The answer is $f(x) = c ^ { \frac{1}{lnx} } $, where $ c>1 $ is an arbitrary constant. Let's go ahead and prove it.
Consider a function $g$ such that $f(x) = g(x) ^ { \frac{1}{lnx} }$. Obviously, such a $g(x)$ exists for any $x>1$ and it's unique.
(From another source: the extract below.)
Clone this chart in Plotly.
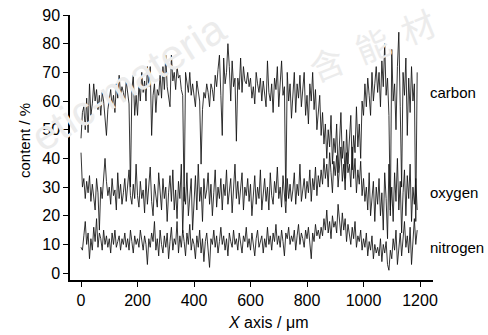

Let's take $y=x$ in the initial condition and write that in terms of $g$:
$g(x^{u+v}) ^ { \frac {1} {(u+v)lnx} } \leq { g(x)^{\frac{1}{4lnx} (\frac{1} {u} +\frac{1}{v} ) } } $, which can be rewritten as:
$g(x^{u+v}) \leq {g(x)^ {\frac{1}{4} (u+v) (\frac{1}{u}+\frac{1}{v}) } } $. Now take $u=v$, for arbitrary $v$. The last inequality becomes:
$g(x^{2v}) \leq {g(x)} $. As this holds for any $v>0$, we have that $g$ is a constant function, and $g(x)=c$ holds for any $x>1$, after which the result follows.
What's left is to check that $f$ is actually a solution. The proof is straightforward once you use the facts that $f(x)>1$ and $(u+v)(\frac{1}{4u} + \frac{1}{4v}) \geq {1}$, for any $u,v>0$.